* STATED PROBLEM
Extract, exactly as written, each line from the start of the records below to the line containing "import plotly.graph_objects as go", both ends included; drop the pictures.

═══ DATA FOR THIS TASK

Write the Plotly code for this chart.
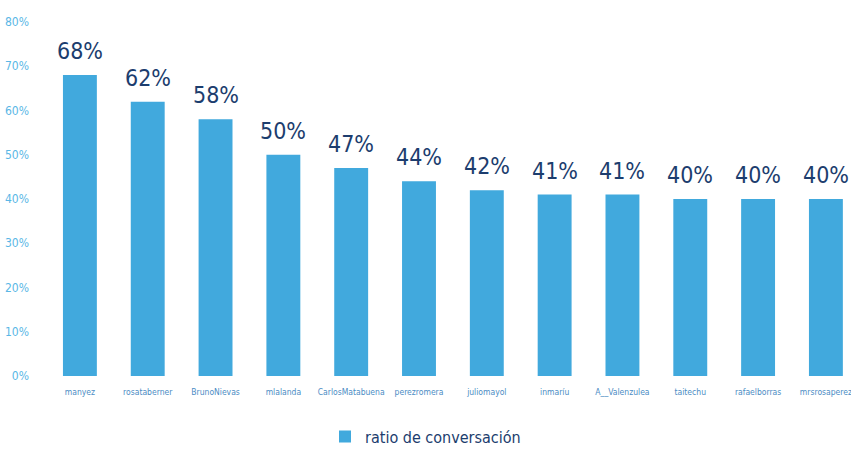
import plotly.graph_objects as go

# Conversation ratio per account
users = ["manyez", "rosataberner", "BrunoNievas", "mlalanda", "CarlosMatabuena",
         "perezromera", "juliomayol", "inmaríu", "A__Valenzulea", "taitechu",
         "rafaelborras", "mrsrosaperez"]
ratios = [0.68, 0.62, 0.58, 0.50, 0.47, 0.44, 0.42, 0.41, 0.41, 0.40, 0.40, 0.40]
y_ticks = [0, 0.1, 0.2, 0.3, 0.4, 0.5, 0.6, 0.7, 0.8]
y_tick_labels = ["0%", "10%", "20%", "30%", "40%", "50%", "60%", "70%", "80%"]
series_name = "ratio de conversación"

FONT = "DejaVu Sans Condensed, Liberation Sans Narrow, sans-serif"
BAR = "#41a9dd"
NAVY = "#1c3d6e"
LIGHT = "#5ab7e6"
MID = "#4b8cc4"

fig = go.Figure()
fig.add_trace(go.Bar(
    x=users, y=ratios, name=series_name,
    marker=dict(color=BAR, line=dict(width=0)),
    width=0.5,
    showlegend=True,
))

for u, r in zip(users, ratios):
    fig.add_annotation(
        x=u, y=r, text=f"{round(r * 100)}%",
        showarrow=False, yanchor="bottom", yshift=9,
        font=dict(family=FONT, size=23, color=NAVY),
    )

fig.update_layout(
    width=851, height=456,
    margin=dict(l=46, r=0, t=22, b=80, autoexpand=False),
    paper_bgcolor="white", plot_bgcolor="white",
    bargap=0.5,
    font=dict(family=FONT),
    xaxis=dict(
        range=[-0.5, 11.37], showgrid=False, zeroline=False, showline=False,
        ticks="", tickangle=0, automargin=False, ticklabelstandoff=9,
        tickfont=dict(family=FONT, size=8.5, color=MID),
    ),
    yaxis=dict(
        range=[0, 0.8], tickvals=y_ticks, ticktext=y_tick_labels,
        showgrid=False, zeroline=False, showline=False, ticks="",
        automargin=False, ticklabelstandoff=16,
        tickfont=dict(family=FONT, size=12, color=LIGHT),
    ),
    legend=dict(
        orientation="h", x=0.5, xanchor="center", xref="container",
        y=0.005, yanchor="bottom", yref="container",
        font=dict(family=FONT, size=16, color=NAVY),
        itemwidth=30,
    ),
)

fig.write_html("out.html")
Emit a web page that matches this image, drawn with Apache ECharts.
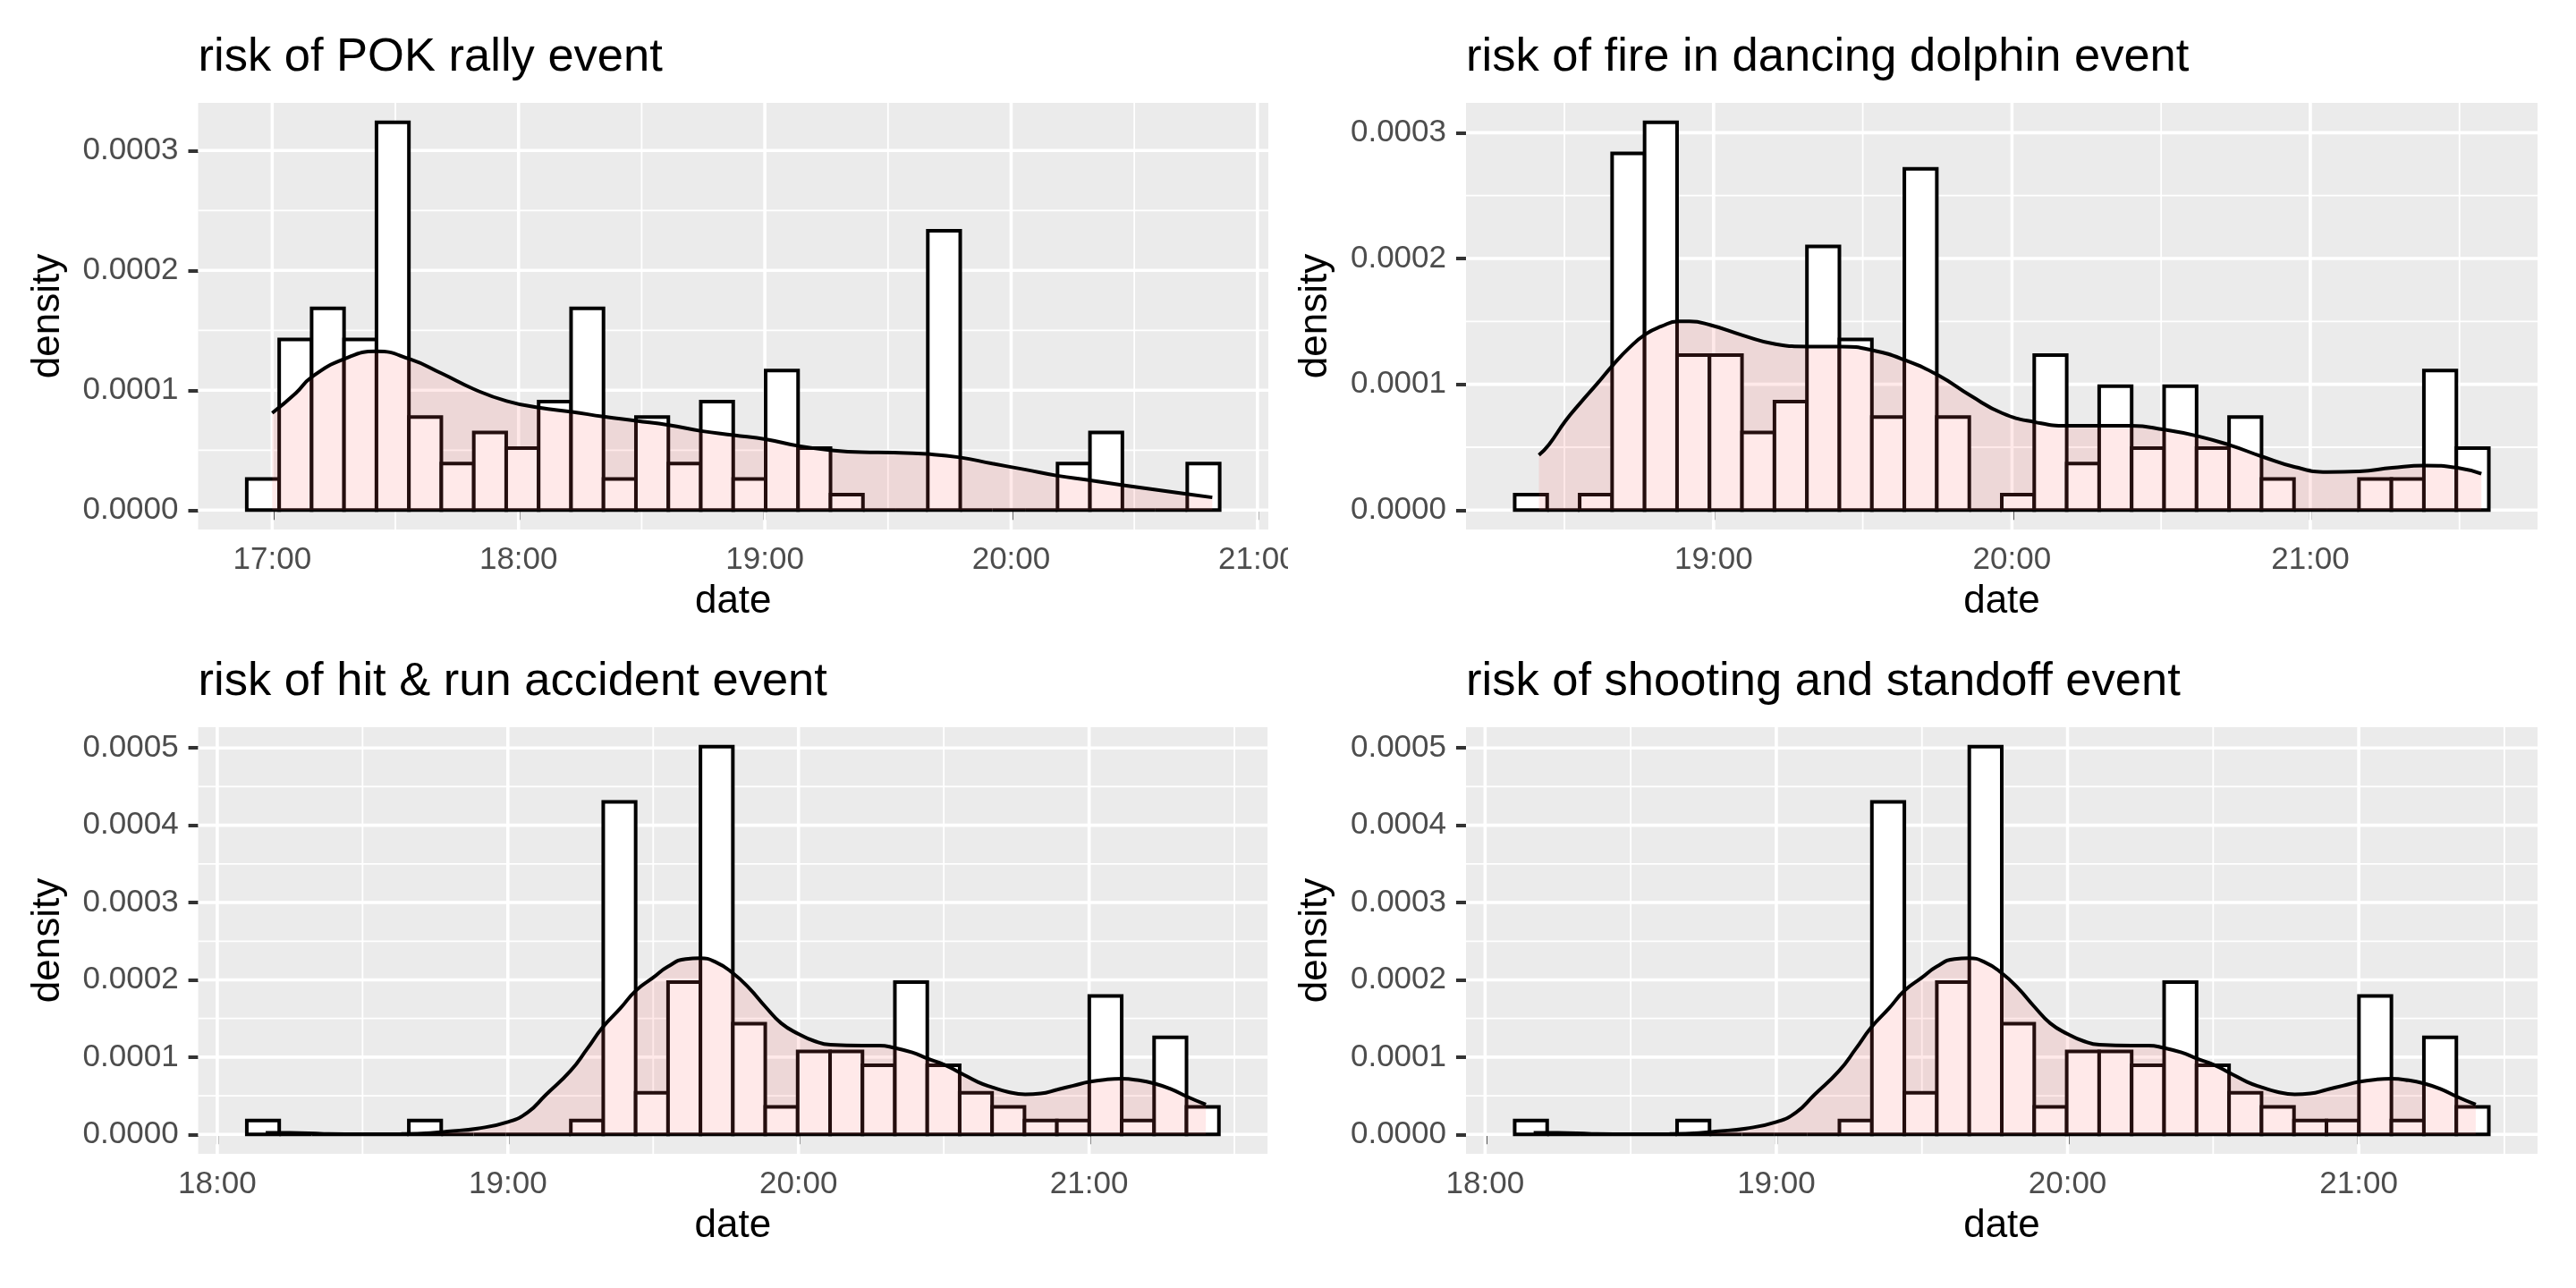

══════

* SOLUTION TO THE EXERCISE
Write the Plotly code for this chart.
import plotly.graph_objects as go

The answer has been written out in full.